Probably the most famous Blue Zone in the world, Okinawans blend healthy diets with strong, lifelong social circles called moais to live comfortably for decades longer than the rest of the world. Specifically, Okinawa is home to the highest life expectancy for women.
Located on a large peninsula south of Nicaragua with dozens of beaches and surf spots within driving distance, this Central American Blue Zone is as great to live in as it is to visit. Costa Rica offers exceptional healthcare to citizens, but those in the village of Nicoya double down by eating whole-food, unprocessed diets consisting of yams, beans, rice, papaya, squash, and corn.
Situated between Greece and Turkey in the Aegean Sea, Ikaria is a small island that’s been settled for at least 10,000 years now. Features of life in Ikaria, beyond the obviously gorgeous views at every turn, include red wine (in moderation), clean air, frequent walking, and an unprocessed diet.
Unlike the rest of the Blue Zones, the newest addition to Buettner’s collection is a massive city. Singapore, the city-state island off the southern tip of Malaysia, prioritizes public transportation, pedestrianism, healthcare, and fresh food through heavy subsidization. The key difference between Singapore and the other Blue Zones is an important one: it was designed for long, healthy living—it wasn’t born that way out of centuries (or millenia) of cultural norms.

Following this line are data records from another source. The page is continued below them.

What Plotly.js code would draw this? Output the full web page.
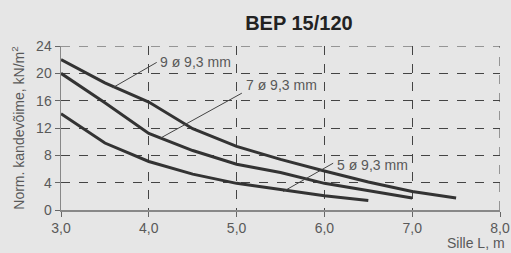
<!DOCTYPE html>
<html>
<head>
<meta charset="utf-8">
<script src="https://cdn.plot.ly/plotly-3.0.1.min.js"></script>
<style>html,body{margin:0;padding:0;background:#e6e6e6;}#chart{width:511px;height:253px;}</style>
</head>
<body>
<div id="chart"></div>
<script>
// Span lengths (m)
const span9 = [3.0, 3.5, 4.0, 4.5, 5.0, 5.5, 6.0, 6.5, 7.0, 7.5];
const span7 = [3.0, 3.5, 4.0, 4.5, 5.0, 5.5, 6.0, 6.5, 7.0];
const span5 = [3.0, 3.5, 4.0, 4.5, 5.0, 5.5, 6.0, 6.5];
// Normative load capacity (kN/m2)
const load9 = [22.0, 18.6, 15.8, 11.9, 9.3, 7.4, 5.7, 4.1, 2.7, 1.75];
const load7 = [20.0, 15.7, 11.2, 8.7, 6.7, 5.5, 3.9, 2.8, 1.75];
const load5 = [14.1, 9.8, 7.1, 5.25, 3.9, 3.0, 2.1, 1.4];
// Series labels and leader line anchors
const seriesNames = ['9 ø 9,3 mm', '7 ø 9,3 mm', '5 ø 9,3 mm'];
const leaderFrom = [[3.59, 17.9], [4.13, 10.5], [5.53, 2.7]];
const leaderTo = [[4.09, 21.6], [5.06, 17.1], [6.10, 6.85]];
const labelPos = [[4.11, 21.6], [5.08, 18.3], [6.12, 6.55]];
const xTicks = [3, 4, 5, 6, 7, 8];
const yTicks = [0, 4, 8, 12, 16, 20, 24];
const xRange = [3, 8];
const yRange = [0, 24];

const lineStyle = {color: '#333333', width: 3};
const traces = [
  {x: span9, y: load9, name: seriesNames[0], mode: 'lines', line: lineStyle},
  {x: span7, y: load7, name: seriesNames[1], mode: 'lines', line: lineStyle},
  {x: span5, y: load5, name: seriesNames[2], mode: 'lines', line: lineStyle}
];

const shapes = leaderFrom.map((p, i) => ({
  type: 'line', xref: 'x', yref: 'y',
  x0: p[0], y0: p[1], x1: leaderTo[i][0], y1: leaderTo[i][1],
  line: {color: '#444444', width: 1}
}));
// dashed frame lines at the top and right ends of the grid
shapes.push({type: 'line', xref: 'x', yref: 'y', x0: xRange[0], x1: xRange[1], y0: yRange[1], y1: yRange[1],
  line: {color: '#444444', width: 1, dash: 'dash'}, layer: 'below'});
shapes.push({type: 'line', xref: 'x', yref: 'y', x0: xRange[1], x1: xRange[1], y0: yRange[0], y1: yRange[1],
  line: {color: '#444444', width: 1, dash: 'dash'}, layer: 'below'});

const annotations = seriesNames.map((t, i) => ({
  text: t, x: labelPos[i][0], y: labelPos[i][1], xref: 'x', yref: 'y',
  xanchor: 'left', yanchor: 'middle', showarrow: false,
  font: {family: 'Liberation Sans', size: 14, color: '#595959'}
}));
annotations.push({
  text: 'Sille L, m', xref: 'paper', yref: 'paper', x: 1.015, y: -0.2,
  xanchor: 'right', yanchor: 'middle', showarrow: false,
  font: {family: 'Liberation Sans', size: 14, color: '#595959'}
});

const axisCommon = {
  showgrid: true, griddash: 'dash', gridcolor: '#444444', gridwidth: 1,
  showline: true, linecolor: '#888888', linewidth: 1.5,
  ticks: 'outside', ticklen: 5, tickcolor: '#666666', tickwidth: 1,
  zeroline: false, fixedrange: true,
  tickfont: {family: 'Liberation Sans', size: 14, color: '#595959'}
};

const layout = {
  width: 511, height: 253,
  margin: {l: 61, r: 11, t: 46, b: 43},
  paper_bgcolor: '#e6e6e6', plot_bgcolor: '#e6e6e6',
  separators: ', ',
  showlegend: false,
  title: {
    text: '<b>BEP 15/120</b>', x: 0.585, xanchor: 'center', y: 0.91, yanchor: 'middle',
    font: {family: 'Liberation Sans', size: 20, color: '#222222'}
  },
  xaxis: Object.assign({}, axisCommon, {
    range: xRange, tickvals: xTicks, tickformat: '.1f'
  }),
  yaxis: Object.assign({}, axisCommon, {
    range: yRange, tickvals: yTicks,
    title: {text: 'Norm. kandevõime, kN/m<sup>2</sup>', standoff: 8,
      font: {family: 'Liberation Sans', size: 14, color: '#595959'}}
  }),
  shapes: shapes,
  annotations: annotations
};

Plotly.newPlot('chart', traces, layout, {displayModeBar: false, staticPlot: true});
</script>
</body>
</html>
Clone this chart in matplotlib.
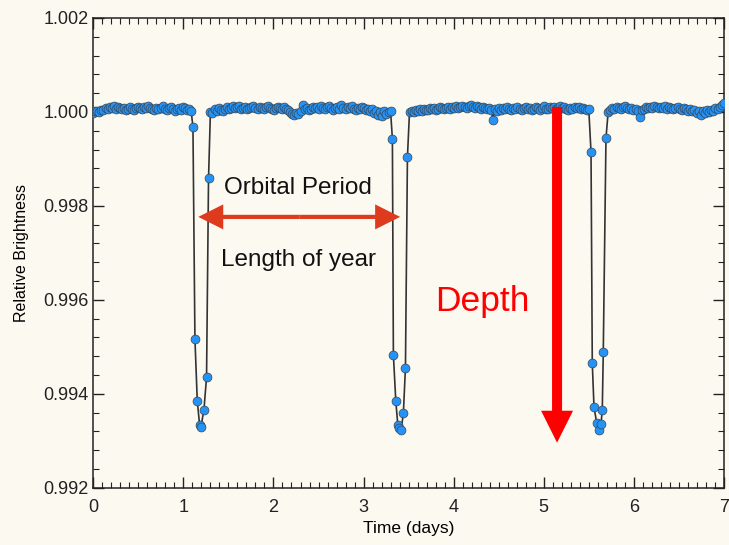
import numpy as np
import matplotlib
matplotlib.use("Agg")
import matplotlib.pyplot as plt
from matplotlib.ticker import MultipleLocator

plt.rcParams['font.family'] = ['Liberation Sans', 'DejaVu Sans']

# out-of-transit brightness, in ppm above 1.0, one list per stretch between transits
base_a_ppm = [-20, 10, 30, 0, 50, 40, 80, 60, 110, 90, 120, 70, 100, 80, 60, 90, 50, 70, 100, 60,
              40, 80, 110, 90, 60, 100, 80, 130, 90, 70, 50, 80, 60, 90, 120, 70, 40, 80, 100, 60,
              30, 70, 90, 50, 110, 80, 40, 60, 30]
base_b_ppm = [0, -30, 60, 20, 90, 40, 10, 70, 110, 60, 90, 130, 80, 100, 120, 70, 90, 110, 60, 80,
              100, 120, 90, 70, 110, 80, 60, 100, 130, 90, 70, 50, 90, 110, 80, 60, 100, 70, 40, 0,
              -40, -60, -20, -50, 20, 150, 60, 90, 40, 70, 100, 80, 110, 60, 130, 90, 70, 100, 120, 80,
              50, 90, 110, 70, 140, 80, 60, 100, 90, 120, 70, 50, 90, 60, 100, 80, 40, 70, 20, 60,
              -20, 30, -60, -10, -90, 20, -40, 0, 10]
base_c_ppm = [0, 30, -10, 40, 20, 60, 30, 70, 50, 40, 80, 60, 90, 50, 70, 100, 80, 60, 90, 110,
              70, 100, 80, 120, 90, 110, 130, 100, 80, 120, 150, 110, 90, 130, 100, 70, 110, 80, 60, 90,
              40, -170, 60, 20, 80, 50, 90, 60, 100, 70, 40, 80, 60, 100, 70, 50, 80, 110, 60, 90,
              40, 70, 100, 80, 50, 90, 120, 70, 60, 100, 80, 110, 60, 90, 130, 80, 100, 70, 50, 90,
              60, 100, 80, 110, 70, 90, 60, 40, 60]
base_d_ppm = [0, 40, 80, 60, 110, 90, 70, 100, 120, 80, 60, 90, 50, 70, 30, -100, 40, 70, 100, 80,
              110, 90, 130, 100, 80, 110, 90, 120, 70, 100, 80, 60, 90, 110, 70, 50, 80, 60, 30, 70,
              20, 50, -20, 30, -60, 10, -30, 40, 0, 50, 20, 80, 60, 110, 150, 190]
# start / end time (days) of each out-of-transit stretch
base_spans = [(0.0, 1.085), (1.300, 3.300), (3.510, 5.500), (5.715, 7.0)]

# in-transit points
t1_time = [1.106, 1.128, 1.154, 1.180, 1.195, 1.228, 1.257, 1.279]
t1_flux = [0.99969, 0.99517, 0.99385, 0.99334, 0.99330, 0.99366, 0.99435, 0.99859]
t2_time = [3.320, 3.331, 3.358, 3.380, 3.395, 3.417, 3.442, 3.465, 3.487]
t2_flux = [0.99943, 0.99483, 0.99384, 0.99334, 0.99328, 0.99323, 0.99359, 0.99456, 0.99904]
t3_time = [5.525, 5.539, 5.558, 5.588, 5.610, 5.636, 5.650, 5.661, 5.691]
t3_flux = [0.99914, 0.99465, 0.99372, 0.99338, 0.99323, 0.99336, 0.99366, 0.99489, 0.99944]

bases = [base_a_ppm, base_b_ppm, base_c_ppm, base_d_ppm]
transits = [(t1_time, t1_flux), (t2_time, t2_flux), (t3_time, t3_flux)]

time, flux = [], []
for i, (span, ppm) in enumerate(zip(base_spans, bases)):
    time.append(np.linspace(span[0], span[1], len(ppm)))
    flux.append(1.0 + np.array(ppm) * 1e-6)
    if i < len(transits):
        time.append(np.array(transits[i][0]))
        flux.append(np.array(transits[i][1]))
time = np.concatenate(time)
flux = np.concatenate(flux)

bg = '#fcf9f1'
fig = plt.figure(figsize=(7.29, 5.45), dpi=100, facecolor=bg)
ax = fig.add_axes([0.128, 0.105, 0.865, 0.862], facecolor=bg)

ax.plot(time, flux, '-', color='#333333', lw=1.2, zorder=2)
ax.plot(time, flux, 'o', ms=6.4, mfc='#2592f5', mec='#3a4550', mew=0.5, zorder=3)

ax.set_xlim(0, 7)
ax.set_ylim(0.992, 1.002)
ax.xaxis.set_major_locator(MultipleLocator(1))
ax.xaxis.set_minor_locator(MultipleLocator(0.1))
ax.yaxis.set_major_locator(MultipleLocator(0.002))
ax.yaxis.set_minor_locator(MultipleLocator(0.0004))
ax.yaxis.set_major_formatter(plt.FormatStrFormatter('%.3f'))
ax.tick_params(which='both', direction='in', top=True, right=True, labelsize=13, colors='#222222')
ax.tick_params(which='major', length=8, width=1)
ax.tick_params(which='minor', length=4, width=0.8)
ax.tick_params(axis='x', pad=8)
for s in ax.spines.values():
    s.set_linewidth(1.1)
    s.set_color('#222222')

ax.set_xlabel('Time (days)', fontsize=12.5, labelpad=4)
ax.set_ylabel('Relative Brightness', fontsize=11.5, labelpad=10)

# orbital period arrow
arrow_col = '#dd3a1e'
for end in (1.165, 3.406):
    ax.annotate('', xy=(end, 0.997766), xytext=(2.2855, 0.997766),
                arrowprops=dict(arrowstyle='simple,head_length=1.8,head_width=1.8,tail_width=0.3',
                                color=arrow_col, lw=0, shrinkA=0, shrinkB=0, mutation_scale=10),
                zorder=4)
ax.text(2.27, 0.99838, 'Orbital Period', fontsize=17.5, ha='center', va='center', color='#111111')
ax.text(2.28, 0.99684, 'Length of year', fontsize=17.5, ha='center', va='center', color='#111111')

# depth arrow
ax.annotate('', xy=(5.148, 0.99296), xytext=(5.148, 1.000106),
            arrowprops=dict(arrowstyle='simple,head_length=2.3,head_width=2.3,tail_width=0.72',
                            color='#ff0000', lw=0, shrinkA=0, shrinkB=0, mutation_scale=10),
            zorder=4)
ax.text(4.32, 0.99597, 'Depth', fontsize=25.5, ha='center', va='center', color='#ff0000')

fig.savefig('out.png', dpi=100, facecolor=bg)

Sardinia was the first officially identified Blue Zones region. Like other Blue Zones, the “secret” is largely obvious—Sardinians’ diets are garden fresh vegetables, nutritious beans, fruits, and whole-grain bread; plus, they still hunt and fish their own game and seafood as needed. Unlike other Blue Zones, though, due to geographic and cultural isolation, many Sardinians also carry a specific and rare genetic quirk called the M26 marker, which is linked to longevity.
An hour drive east of Downtown Los Angeles, the one and only American Blue Zone is a small neighborhood on the south side of San Bernardino, California. This Blue Zone is a micro-community of Seventh-day Adventists who, unlike most other Blue Zones, totally abstain from alcohol, smoking, and eating meat.
“Live to 100: Secrets of the Blue Zones” is available for streaming now on Netflix.